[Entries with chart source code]
════════════════

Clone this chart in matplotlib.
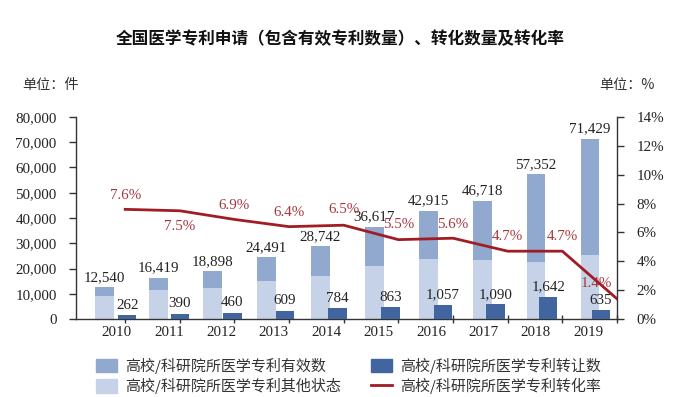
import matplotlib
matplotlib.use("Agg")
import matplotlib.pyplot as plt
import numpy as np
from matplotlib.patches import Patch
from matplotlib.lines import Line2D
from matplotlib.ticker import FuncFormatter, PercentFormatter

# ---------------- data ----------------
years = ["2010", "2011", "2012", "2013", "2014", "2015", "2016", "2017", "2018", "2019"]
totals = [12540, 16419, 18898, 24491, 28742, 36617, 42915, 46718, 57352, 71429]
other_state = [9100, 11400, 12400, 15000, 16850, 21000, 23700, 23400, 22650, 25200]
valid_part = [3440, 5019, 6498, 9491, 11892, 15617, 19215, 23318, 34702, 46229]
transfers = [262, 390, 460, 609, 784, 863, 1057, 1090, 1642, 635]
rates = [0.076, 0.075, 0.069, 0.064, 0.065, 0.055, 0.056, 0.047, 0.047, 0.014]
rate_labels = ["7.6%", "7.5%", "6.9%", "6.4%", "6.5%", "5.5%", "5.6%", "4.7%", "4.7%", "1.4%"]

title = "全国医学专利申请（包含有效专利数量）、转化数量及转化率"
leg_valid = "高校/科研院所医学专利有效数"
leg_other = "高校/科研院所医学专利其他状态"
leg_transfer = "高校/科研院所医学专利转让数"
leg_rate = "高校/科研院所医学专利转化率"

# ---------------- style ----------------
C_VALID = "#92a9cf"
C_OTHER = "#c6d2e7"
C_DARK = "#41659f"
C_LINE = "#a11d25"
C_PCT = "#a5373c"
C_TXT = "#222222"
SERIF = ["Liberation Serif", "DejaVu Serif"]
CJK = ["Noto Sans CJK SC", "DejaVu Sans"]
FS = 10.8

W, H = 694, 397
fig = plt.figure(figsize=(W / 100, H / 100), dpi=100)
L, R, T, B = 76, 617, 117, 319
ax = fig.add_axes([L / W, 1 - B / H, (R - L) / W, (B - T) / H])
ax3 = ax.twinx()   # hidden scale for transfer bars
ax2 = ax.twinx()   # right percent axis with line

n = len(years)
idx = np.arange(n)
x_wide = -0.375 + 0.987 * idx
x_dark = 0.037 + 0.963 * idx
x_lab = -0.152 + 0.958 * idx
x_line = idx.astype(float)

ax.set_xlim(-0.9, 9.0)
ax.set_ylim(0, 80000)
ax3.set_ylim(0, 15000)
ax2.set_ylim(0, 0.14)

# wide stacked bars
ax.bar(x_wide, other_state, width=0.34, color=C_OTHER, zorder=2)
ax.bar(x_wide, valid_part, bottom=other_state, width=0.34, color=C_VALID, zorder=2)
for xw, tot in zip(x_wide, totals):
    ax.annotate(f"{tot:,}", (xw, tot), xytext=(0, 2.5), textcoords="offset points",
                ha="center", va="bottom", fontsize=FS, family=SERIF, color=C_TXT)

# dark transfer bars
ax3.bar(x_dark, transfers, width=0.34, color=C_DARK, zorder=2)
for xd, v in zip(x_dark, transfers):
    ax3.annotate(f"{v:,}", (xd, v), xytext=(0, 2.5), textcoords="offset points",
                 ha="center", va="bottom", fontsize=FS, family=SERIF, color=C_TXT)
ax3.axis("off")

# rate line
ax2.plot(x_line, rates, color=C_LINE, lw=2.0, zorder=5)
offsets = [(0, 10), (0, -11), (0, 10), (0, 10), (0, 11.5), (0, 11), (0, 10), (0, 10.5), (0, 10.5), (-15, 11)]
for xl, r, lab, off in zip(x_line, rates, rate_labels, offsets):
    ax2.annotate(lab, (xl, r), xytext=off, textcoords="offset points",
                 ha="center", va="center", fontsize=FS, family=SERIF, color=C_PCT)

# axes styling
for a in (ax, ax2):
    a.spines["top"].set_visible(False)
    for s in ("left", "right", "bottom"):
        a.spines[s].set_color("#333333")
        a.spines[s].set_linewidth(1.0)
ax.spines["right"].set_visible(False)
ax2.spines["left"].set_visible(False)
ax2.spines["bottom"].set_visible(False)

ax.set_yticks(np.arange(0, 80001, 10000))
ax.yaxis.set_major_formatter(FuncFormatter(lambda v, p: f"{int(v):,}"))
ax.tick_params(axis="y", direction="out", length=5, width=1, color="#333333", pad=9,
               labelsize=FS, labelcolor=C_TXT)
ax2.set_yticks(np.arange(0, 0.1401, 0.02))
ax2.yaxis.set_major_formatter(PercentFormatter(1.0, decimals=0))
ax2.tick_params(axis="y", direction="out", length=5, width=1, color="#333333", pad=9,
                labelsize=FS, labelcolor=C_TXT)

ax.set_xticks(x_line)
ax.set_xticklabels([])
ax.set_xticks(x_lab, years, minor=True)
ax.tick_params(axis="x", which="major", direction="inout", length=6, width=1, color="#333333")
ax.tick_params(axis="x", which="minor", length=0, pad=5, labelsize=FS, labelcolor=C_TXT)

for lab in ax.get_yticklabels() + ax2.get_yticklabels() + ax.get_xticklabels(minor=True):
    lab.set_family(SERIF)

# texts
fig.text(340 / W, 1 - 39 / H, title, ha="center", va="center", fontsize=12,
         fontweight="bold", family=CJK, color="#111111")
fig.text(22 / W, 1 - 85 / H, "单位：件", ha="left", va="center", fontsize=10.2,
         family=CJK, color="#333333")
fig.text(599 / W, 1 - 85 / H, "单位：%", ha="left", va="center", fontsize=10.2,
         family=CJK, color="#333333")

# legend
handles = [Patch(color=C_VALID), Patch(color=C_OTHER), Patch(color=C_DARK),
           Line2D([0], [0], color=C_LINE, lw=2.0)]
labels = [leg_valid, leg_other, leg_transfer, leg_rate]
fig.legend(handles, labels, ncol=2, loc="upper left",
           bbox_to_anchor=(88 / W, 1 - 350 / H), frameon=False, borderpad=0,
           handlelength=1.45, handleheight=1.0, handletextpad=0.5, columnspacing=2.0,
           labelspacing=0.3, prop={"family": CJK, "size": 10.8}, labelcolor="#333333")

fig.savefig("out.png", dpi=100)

════════════════

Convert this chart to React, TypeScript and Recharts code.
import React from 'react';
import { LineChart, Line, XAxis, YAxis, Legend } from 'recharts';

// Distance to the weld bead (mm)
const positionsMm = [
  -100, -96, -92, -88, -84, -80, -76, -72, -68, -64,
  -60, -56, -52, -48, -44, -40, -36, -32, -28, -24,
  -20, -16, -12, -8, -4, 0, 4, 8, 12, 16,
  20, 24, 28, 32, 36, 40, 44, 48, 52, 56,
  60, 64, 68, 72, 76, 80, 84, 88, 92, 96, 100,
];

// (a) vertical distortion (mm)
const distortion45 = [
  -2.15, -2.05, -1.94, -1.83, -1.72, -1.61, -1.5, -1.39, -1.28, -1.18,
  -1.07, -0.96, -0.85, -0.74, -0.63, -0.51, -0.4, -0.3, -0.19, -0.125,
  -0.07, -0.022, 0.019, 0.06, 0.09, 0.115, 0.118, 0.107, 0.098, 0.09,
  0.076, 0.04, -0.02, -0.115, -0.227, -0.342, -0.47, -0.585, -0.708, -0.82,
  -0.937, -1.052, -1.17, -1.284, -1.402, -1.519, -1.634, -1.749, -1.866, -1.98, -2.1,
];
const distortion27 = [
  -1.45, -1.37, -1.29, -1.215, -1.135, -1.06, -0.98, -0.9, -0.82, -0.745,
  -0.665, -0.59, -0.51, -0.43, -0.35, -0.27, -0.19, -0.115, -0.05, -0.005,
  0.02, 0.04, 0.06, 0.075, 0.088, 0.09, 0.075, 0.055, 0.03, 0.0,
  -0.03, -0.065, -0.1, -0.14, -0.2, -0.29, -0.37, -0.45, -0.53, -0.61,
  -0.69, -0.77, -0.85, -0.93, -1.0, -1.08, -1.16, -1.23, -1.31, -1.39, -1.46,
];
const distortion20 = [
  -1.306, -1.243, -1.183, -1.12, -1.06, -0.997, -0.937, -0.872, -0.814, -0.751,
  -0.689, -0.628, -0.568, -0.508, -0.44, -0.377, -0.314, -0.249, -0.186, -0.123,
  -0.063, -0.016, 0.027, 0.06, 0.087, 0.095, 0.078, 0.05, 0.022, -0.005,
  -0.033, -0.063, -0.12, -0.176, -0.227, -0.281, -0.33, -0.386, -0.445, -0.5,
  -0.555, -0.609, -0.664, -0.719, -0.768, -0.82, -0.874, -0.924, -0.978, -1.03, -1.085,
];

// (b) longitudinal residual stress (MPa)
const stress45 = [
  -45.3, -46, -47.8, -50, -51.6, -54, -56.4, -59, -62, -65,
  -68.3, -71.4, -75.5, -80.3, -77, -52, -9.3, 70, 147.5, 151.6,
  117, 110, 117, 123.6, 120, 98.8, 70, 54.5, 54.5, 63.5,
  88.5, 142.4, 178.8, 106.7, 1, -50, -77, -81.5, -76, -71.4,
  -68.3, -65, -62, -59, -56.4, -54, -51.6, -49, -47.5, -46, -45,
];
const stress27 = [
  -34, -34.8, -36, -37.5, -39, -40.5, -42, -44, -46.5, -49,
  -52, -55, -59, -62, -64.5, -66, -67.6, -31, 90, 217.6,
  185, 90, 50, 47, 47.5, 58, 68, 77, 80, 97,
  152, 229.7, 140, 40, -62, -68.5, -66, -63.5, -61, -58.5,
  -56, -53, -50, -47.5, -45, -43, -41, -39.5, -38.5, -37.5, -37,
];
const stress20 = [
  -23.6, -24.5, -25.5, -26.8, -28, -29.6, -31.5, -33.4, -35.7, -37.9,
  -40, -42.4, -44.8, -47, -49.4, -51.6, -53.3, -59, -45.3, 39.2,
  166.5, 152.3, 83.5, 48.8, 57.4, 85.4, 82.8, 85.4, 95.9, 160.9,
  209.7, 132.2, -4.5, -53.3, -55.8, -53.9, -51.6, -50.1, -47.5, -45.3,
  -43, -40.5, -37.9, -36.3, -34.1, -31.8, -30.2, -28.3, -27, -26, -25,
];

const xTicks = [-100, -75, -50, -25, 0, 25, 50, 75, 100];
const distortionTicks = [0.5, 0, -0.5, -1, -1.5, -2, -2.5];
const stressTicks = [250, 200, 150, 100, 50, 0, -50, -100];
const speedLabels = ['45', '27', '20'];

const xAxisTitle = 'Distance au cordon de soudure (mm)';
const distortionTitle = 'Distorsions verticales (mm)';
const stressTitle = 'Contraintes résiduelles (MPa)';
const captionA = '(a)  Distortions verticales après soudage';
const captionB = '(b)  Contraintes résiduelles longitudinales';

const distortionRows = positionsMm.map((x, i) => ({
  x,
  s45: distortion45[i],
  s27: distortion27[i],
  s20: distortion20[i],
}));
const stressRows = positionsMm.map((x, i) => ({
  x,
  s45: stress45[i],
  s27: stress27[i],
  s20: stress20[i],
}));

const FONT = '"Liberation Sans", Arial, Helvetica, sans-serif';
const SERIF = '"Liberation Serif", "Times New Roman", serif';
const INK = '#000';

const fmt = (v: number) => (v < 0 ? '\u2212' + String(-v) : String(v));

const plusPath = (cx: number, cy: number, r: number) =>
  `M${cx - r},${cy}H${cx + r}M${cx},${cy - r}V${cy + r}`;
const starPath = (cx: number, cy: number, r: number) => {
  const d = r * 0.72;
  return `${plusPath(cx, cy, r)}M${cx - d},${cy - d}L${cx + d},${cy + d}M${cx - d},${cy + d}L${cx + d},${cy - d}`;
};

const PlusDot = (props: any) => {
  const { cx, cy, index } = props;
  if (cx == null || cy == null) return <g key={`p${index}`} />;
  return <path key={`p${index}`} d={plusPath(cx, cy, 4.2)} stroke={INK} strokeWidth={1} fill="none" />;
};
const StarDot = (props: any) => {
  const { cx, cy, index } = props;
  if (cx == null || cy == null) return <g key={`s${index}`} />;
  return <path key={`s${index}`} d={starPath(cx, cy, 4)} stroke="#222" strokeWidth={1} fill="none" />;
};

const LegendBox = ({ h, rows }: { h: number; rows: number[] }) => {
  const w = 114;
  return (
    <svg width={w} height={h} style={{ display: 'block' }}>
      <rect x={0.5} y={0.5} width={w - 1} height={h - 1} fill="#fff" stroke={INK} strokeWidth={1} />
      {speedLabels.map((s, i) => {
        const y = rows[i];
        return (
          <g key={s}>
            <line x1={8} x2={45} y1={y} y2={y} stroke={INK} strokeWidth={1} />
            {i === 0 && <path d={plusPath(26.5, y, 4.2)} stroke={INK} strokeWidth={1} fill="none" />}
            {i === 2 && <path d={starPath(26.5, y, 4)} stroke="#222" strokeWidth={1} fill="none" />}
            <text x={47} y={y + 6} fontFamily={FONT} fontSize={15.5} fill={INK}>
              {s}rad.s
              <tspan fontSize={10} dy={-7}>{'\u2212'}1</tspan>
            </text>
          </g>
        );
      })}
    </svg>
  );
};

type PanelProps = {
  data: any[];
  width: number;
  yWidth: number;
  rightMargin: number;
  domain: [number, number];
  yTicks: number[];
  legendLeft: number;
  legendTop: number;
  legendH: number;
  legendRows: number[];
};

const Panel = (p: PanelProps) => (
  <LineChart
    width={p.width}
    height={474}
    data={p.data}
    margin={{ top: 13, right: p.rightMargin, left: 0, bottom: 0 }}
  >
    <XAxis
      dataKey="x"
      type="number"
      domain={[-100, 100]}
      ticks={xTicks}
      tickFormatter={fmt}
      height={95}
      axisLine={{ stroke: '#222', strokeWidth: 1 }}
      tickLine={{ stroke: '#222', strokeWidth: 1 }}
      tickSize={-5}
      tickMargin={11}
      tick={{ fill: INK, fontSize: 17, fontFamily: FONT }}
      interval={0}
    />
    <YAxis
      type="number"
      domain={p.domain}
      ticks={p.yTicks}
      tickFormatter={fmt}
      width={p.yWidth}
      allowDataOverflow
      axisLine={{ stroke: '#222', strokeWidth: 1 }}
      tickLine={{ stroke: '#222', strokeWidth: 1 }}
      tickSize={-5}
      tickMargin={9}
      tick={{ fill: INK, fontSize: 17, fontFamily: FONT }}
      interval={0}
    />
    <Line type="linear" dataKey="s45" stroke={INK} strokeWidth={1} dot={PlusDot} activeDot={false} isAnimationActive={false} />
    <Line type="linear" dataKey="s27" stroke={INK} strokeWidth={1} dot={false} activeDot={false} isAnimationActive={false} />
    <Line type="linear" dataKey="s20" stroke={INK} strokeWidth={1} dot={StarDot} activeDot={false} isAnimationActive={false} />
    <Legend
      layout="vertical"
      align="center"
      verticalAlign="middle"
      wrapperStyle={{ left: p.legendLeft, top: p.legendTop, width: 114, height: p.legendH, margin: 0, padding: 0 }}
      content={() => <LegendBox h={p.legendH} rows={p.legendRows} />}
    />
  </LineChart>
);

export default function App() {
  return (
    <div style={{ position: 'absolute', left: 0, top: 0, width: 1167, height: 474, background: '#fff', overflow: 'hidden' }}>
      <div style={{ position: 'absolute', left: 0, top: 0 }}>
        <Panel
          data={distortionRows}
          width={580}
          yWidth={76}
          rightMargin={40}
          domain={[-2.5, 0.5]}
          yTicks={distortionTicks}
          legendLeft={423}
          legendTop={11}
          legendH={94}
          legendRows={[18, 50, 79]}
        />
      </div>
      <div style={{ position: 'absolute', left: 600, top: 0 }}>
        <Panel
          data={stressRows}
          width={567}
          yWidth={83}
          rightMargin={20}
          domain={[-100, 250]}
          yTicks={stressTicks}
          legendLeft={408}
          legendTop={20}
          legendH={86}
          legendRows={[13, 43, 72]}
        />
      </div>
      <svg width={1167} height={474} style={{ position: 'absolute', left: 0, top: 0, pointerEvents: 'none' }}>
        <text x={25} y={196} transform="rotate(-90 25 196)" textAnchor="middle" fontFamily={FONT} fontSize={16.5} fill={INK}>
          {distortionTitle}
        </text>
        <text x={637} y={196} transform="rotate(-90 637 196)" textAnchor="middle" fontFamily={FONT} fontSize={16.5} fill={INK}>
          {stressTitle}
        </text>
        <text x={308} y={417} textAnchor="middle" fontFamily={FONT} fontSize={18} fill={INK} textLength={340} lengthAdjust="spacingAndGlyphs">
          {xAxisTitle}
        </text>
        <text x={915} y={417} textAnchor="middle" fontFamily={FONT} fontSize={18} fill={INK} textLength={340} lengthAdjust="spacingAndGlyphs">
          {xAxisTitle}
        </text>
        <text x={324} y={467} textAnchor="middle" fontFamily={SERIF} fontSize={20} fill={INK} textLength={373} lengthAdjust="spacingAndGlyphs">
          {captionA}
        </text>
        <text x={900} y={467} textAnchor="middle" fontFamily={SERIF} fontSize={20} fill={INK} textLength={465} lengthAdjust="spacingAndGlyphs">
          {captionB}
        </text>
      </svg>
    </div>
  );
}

════════════════

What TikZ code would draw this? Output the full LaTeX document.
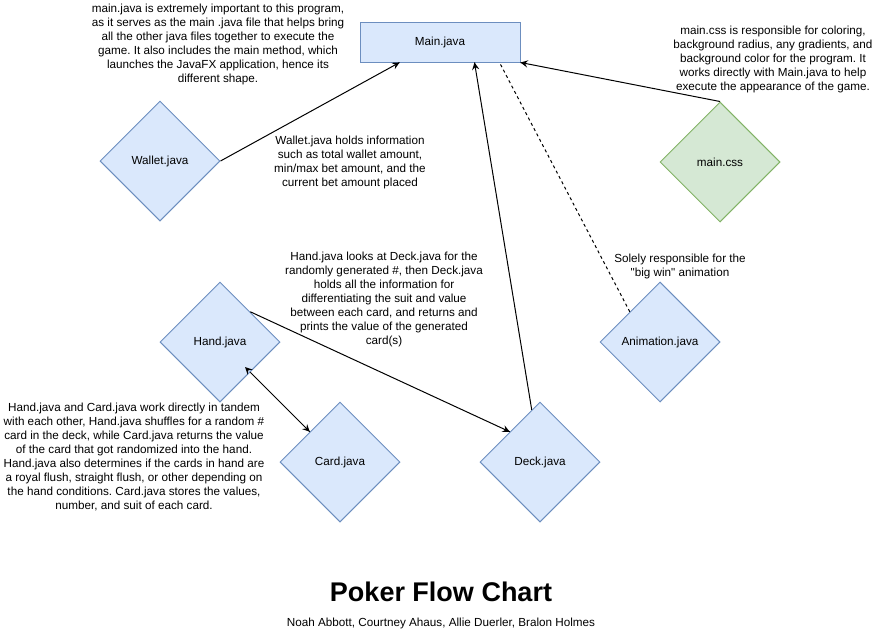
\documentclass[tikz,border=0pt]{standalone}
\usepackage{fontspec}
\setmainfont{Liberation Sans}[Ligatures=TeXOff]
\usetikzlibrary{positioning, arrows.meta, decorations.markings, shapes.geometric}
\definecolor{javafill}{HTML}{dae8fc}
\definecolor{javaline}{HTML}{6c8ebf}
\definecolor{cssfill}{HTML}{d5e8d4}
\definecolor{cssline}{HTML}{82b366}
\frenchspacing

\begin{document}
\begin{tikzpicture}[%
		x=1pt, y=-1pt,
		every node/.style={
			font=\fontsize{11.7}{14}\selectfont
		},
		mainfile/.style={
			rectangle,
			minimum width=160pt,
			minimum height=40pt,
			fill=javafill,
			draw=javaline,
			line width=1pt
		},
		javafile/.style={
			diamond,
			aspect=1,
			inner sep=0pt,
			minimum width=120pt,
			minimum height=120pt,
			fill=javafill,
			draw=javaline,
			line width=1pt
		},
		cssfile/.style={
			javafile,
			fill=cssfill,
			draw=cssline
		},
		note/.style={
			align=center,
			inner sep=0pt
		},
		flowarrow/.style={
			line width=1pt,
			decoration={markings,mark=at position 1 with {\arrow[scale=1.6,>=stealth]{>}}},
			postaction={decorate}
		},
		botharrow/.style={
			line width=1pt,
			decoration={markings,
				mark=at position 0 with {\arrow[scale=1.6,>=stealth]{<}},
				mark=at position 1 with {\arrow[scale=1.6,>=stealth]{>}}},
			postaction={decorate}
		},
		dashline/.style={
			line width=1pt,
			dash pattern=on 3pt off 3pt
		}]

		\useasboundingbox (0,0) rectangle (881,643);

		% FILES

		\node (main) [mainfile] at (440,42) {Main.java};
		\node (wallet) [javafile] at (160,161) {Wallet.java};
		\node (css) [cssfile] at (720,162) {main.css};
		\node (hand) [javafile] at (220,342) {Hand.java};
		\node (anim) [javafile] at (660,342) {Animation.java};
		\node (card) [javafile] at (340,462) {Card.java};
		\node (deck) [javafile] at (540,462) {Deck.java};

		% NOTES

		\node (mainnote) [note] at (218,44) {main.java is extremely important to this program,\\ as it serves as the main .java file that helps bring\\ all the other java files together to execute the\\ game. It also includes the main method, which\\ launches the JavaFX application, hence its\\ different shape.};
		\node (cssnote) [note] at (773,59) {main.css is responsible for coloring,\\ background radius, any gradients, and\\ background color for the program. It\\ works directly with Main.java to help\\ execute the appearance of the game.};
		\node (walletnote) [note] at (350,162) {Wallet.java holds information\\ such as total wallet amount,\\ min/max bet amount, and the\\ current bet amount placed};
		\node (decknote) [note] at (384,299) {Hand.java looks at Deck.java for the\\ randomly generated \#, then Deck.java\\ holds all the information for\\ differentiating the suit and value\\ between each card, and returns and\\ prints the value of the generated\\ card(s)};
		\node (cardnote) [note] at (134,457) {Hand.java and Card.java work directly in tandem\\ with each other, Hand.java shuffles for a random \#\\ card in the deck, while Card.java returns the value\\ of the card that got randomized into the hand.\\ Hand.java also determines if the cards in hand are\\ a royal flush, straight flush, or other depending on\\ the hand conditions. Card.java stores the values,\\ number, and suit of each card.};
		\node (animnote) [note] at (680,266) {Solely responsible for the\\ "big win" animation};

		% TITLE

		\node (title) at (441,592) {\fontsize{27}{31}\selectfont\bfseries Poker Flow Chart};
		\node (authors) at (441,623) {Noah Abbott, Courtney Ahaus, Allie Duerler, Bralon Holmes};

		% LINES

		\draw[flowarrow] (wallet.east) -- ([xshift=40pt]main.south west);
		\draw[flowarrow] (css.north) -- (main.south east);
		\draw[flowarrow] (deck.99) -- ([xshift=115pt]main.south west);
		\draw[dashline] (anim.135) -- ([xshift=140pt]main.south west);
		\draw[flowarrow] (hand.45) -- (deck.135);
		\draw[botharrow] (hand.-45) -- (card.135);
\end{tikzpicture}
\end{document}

════════════════

# [Task prompt]
Your job is to reproduce the lines from the one with "Clone this chart in matplotlib." through the one with "from matplotlib.ticker import", both kept, exactly as they are. Leave out the pictures.

# [Response to this task]
Clone this chart in matplotlib.
import matplotlib
matplotlib.use("Agg")
import matplotlib.pyplot as plt
import numpy as np
from matplotlib.patches import Patch
from matplotlib.lines import Line2D
from matplotlib.ticker import FuncFormatter, PercentFormatter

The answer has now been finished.